SAN MARCOS: Home and garden makeovers 'go green'

City volunteers help spruce up four properties

By RENEE RAMSEY - For the North County Times | Saturday, September 27, 2008 5:43 PM PDT

Dan Weinheimer, center, an administrative analyst for the city of San Marcos, and volunteer Caylan Kolste, 14, move a rock that will go in the hole dug by Doug Kolste. They and other volunteers were using California native plants to landscape the front of the historical Cox and Bidwell houses in Heritage Park, within Walnut Grove Park, as part of the San Marcos sixth annual Volunteer Improvement Beautification Event, or VIBE, in San Marcos on Saturday. (Photo by Hayne Palmour IV - staff photographer)
Six-year-old Brett Goodall carries plants that will be planted around the historical Cox and Bidwell houses in Heritage Park, within Walnut Grove Park, as part of the San Marcos sixth annual Volunteer Improvement Beautification Event, or VIBE, in San Marcos on Saturday. Heritage Park was one of several sites in San Marcos being revitalized by volunteers participating in the event. (Photo by Hayne Palmour IV - staff photographer)

SAN MARCOS ---- Hundreds of North County volunteers added an ecofriendly approach to their annual day of sprucing up the homes and gardens of needy families on Saturday in San Marcos.

Some of the more than 350 participants in the city's sixth annual Volunteer Improvement Beautification Project, or VIBE, added environmentally friendly touches to the repairs and landscaping of four private homes.

Other volunteers created an ecofriendly garden outside two Victorian-era public houses at a nearby city park by using donated materials designed to promote water conservation and the creative use of recycled materials.

"It's amazing what a bunch of hands can do in one day," said Jennifer Topzand, marketing director at Pacific Marine Credit Union's corporate offices at Camp Pendleton. "You can do marvelous things."

Pacific Marine Credit Union was one of several companies that donated materials and sweat equity for the one-day event at Walnut Grove Park and surrounding neighborhoods.

"Going green" was not a clean way to spend their Saturday.

Long lines of volunteers in T-shirts, heavy gloves and jeans spent hours painting and clearing yards and park grounds of rotting boards and trash.

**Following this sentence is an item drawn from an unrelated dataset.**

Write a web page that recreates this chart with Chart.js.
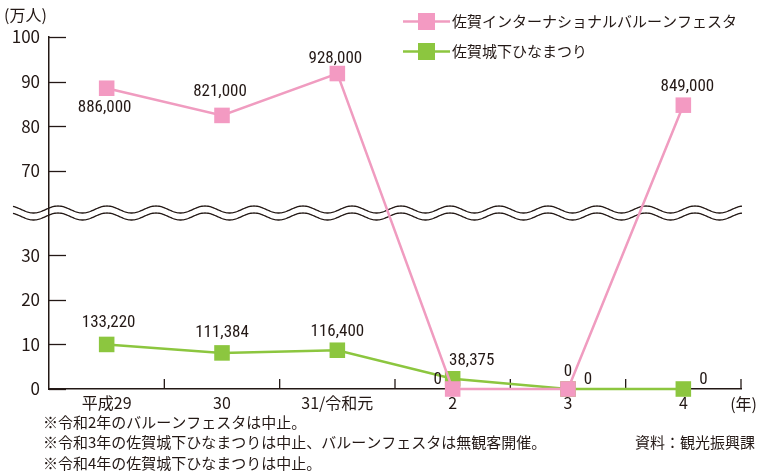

Then they shoveled and cleared dirt to plant fire-retardant trees and bushes.

At the park, they also built the foundations for a gazebo and benches that would be made of recycled plastic bags.

San Marcos Mayor Jim Desmond praised the all-volunteer community improvement partnership of area service groups, families, businesses and students from Cal State San Marcos and Palomar College.

The volunteers cheered when members of the Palomar College Fire Academy raised their hands for extraheavy lifting duty.

"This is what gives you goose bumps, when the community pulls together like this," Desmond said.

Landscape designer Greg Rubin of Escondido, the San Marcos Historical Society, Vallecitos Water District and United We Paint developed the design of the new California Native Victorian Garden at the park.

The nonprofit United We Paint, based in Carlsbad, for three years has partnered with San Marcos to host the annual event.

"This year we wanted to go green," said Jeff Zotara, executive director of United We Paint, adding that only native California, drought-resistant plants were used for the garden.

Zotara said the goal is to make what he has nicknamed the "tomorrow garden" an educational tool for visiting school children who can learn how resource conservation works.

United We Paint has overseen nearly 500 home and school makeovers in California and Florida, and the 10-year-old organization soon will expand to Colorado and Texas, Zotara said.

Businesses contributing materials and volunteers to Saturday's event in San Marcos included Grangetto's Farm & Garden Supply, UPS, EDCO Waste and Recycling Services, Allen Brothers Mortuary, Baker Electric Solar and Timberline Moulding.

Other donors included Burger King, Mr. Taco, Frito-Lay, Albertsons, Submarina, Altman Plants, Green Thumb Nursery, Diamond Environmental, Starbucks, Corner Market & Deli and Hollandia Dairy.